The rendering above shows the proportions of a solar roof for the flying bridge (support is not yet shown, but will be required). The efficiency and cost per watt have gotten to the point where this may make sense. In the scheme above there would be eight 250 to 320 watt panels, depending on what we find next week. This is enough to generate a large chunk of our daily power usage at anchor. But is it worth the expense and hit on aesthetics?
Our approach to at anchor power has been working, and even with electric cooking, generator usage has been confined to evenings every second or third day, when the washing and drying were being done. Charging took place while we were powering, from the 150 amp Electrodyne alternators mounted on the engines.
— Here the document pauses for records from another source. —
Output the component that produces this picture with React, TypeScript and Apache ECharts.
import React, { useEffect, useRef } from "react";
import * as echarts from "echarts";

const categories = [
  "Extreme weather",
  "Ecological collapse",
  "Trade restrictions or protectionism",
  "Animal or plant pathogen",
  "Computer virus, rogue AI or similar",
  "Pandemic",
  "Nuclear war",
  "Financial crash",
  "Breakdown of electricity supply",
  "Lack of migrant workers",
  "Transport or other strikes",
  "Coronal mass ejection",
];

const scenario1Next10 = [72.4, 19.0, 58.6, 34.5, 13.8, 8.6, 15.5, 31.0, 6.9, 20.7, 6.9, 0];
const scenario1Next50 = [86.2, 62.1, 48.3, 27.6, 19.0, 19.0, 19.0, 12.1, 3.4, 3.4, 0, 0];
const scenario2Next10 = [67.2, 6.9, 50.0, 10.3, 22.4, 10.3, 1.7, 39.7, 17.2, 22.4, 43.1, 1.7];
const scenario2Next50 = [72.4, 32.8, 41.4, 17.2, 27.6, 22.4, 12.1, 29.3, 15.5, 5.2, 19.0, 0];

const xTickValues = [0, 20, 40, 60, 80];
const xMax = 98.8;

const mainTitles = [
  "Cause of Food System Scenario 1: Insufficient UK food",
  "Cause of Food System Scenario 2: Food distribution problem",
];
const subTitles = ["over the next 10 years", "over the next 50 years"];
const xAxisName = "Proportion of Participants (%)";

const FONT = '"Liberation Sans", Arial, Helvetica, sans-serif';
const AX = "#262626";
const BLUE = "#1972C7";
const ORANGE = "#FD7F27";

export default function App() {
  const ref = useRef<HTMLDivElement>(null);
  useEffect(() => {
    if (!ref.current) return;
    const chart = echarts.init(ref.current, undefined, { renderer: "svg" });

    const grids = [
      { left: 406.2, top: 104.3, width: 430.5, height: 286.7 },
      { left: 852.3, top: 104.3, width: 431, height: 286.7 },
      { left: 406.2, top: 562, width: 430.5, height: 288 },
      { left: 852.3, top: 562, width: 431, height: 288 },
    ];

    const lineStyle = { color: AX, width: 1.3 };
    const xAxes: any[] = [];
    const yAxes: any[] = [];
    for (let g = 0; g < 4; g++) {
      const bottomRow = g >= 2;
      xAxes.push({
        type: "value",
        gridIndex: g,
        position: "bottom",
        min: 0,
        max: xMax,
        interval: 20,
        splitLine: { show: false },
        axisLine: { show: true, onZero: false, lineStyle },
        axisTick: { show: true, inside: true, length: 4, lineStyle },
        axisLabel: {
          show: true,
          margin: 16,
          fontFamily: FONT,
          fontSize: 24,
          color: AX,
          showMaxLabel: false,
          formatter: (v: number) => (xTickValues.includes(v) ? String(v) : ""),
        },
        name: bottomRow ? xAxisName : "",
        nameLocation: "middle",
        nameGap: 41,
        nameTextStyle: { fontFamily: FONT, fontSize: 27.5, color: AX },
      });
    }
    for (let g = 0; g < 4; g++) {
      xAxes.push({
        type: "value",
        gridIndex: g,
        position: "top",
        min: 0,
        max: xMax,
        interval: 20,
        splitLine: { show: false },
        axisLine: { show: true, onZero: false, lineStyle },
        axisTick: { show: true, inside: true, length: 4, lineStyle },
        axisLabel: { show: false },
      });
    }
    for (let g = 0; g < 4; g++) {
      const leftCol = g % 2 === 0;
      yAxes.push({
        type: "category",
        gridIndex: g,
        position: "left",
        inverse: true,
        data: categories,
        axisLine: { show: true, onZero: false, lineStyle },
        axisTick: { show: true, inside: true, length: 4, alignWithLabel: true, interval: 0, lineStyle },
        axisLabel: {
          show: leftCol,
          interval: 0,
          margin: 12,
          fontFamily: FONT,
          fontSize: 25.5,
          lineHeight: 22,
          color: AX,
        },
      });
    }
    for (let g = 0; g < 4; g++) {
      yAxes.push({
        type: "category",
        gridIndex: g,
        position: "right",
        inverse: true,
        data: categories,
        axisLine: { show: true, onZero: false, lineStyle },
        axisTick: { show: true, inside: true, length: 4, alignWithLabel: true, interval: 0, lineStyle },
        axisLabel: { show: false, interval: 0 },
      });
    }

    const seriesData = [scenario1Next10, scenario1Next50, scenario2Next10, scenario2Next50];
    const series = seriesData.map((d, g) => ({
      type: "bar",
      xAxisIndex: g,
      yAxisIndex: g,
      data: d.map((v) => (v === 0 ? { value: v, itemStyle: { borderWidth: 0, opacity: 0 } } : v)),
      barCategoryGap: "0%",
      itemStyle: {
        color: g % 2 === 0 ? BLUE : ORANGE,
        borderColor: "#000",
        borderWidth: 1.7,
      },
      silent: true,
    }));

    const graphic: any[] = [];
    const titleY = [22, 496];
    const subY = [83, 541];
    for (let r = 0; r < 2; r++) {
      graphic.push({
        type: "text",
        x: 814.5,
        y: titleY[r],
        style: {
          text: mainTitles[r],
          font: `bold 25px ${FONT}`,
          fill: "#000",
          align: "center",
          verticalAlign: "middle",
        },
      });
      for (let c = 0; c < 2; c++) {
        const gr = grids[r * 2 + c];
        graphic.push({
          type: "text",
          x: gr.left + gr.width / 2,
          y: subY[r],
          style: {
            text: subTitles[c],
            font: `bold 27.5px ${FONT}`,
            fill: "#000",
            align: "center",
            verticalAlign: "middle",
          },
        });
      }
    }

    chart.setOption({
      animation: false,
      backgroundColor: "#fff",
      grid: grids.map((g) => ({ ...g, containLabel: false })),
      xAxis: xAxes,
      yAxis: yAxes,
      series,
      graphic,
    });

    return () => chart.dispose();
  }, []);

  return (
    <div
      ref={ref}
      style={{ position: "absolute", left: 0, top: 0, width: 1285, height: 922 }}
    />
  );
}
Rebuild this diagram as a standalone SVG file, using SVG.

The 1600 amp hour battery bank would handle this for between three and five days, depending on the amount of computer time. Our eight kW genset was fine for the air con, and other AC loads, and when occasionally overwhelmed, would be assisted by the inverters adding the needed extra capacity.
But a couple of things have changed in the last year and a half. First, computer time has expanded and we are running a 27″ Imac with three external hard drives plus a second Mac at the same time. So, power consumption is up, now to 400 amps a day (at 24VDC). Second, we are sitting more and powering for shorter periods, which means the batteries are not being recharged as much by the engines. It has been necessary this year to run the generator a three hours every second or third day to keep the batteries feeling good. That in itself is acceptable. What is not is the dependence on this single piece of gear. We have the engines as a back up charging source, but we would not want to make a habit of using them this way.
Which brings us to the idea of solar panels. As the efficiency has increased and cost have come down they have become an interesting alternative. The issue is where to find the space required. In our case the roof of the pilot house makes an interesting possibility. The other potential location is an arch across the stern. Since we are working on a new awning and enclosure system for the pilot house, using the solar panels as a roof has merit.
There are three aspects to the decision. One is solar electrical production efficiency, a function of shading at various sun angles. A dense shadow line across a row of cells effectively shorts their output to zero. We are prepared to remove most of the antennae to facilitate output, but the radar and VHF need to remain.
The latest (beta) version of Rhino 3D has a shadow generator available without full rendering, so you can watch the shadows as the sun moves (or in this case the boat). The images above have six solar panels, but we are presently planning eight. This is a 1700 sun, from the stern quarter and directly aft. The radar antenna, all six feet (1.8m) of it, is in the worst position for shadowing. We are going to lose the better part of three panels in this situation.
Rotate the boat a few degrees and things get a lot better. Good friend and solar expert, Bob Williams, who is helping us with this, estimates that we will lose on average about ten to twelve percent of the total day’s output to shadowing. Lets assume 20% for fun. Using an MPPT controller increases output above panel ratings by 20 to 30%. We’ll call this gain and the shadowing loss even. We know we can source 250 watt panels (we are shooting for 320), so eight panels times 250 watts equals 2000 watts per hour. The solar day, i.e. average time of full output varies with latitude, time of year, and atmospherics. For temperate latitudes, we think we can assume 5.5 hours in normal climates. This works out to over 10,000 watt hours a day. To convert this to amp hours divide by your charging voltage, in our case 28, for 340 amp hours (for our 24 volt system) per day. This is between 70 and 90% of our daily consumption!
On the other hand, this is a large area in a potentially windy environment. The weight up high, an easy 250kg / 520 pounds, is way above the center of gravity so a knock on stability. Perhaps a five cell array on an arch aft makes more sense?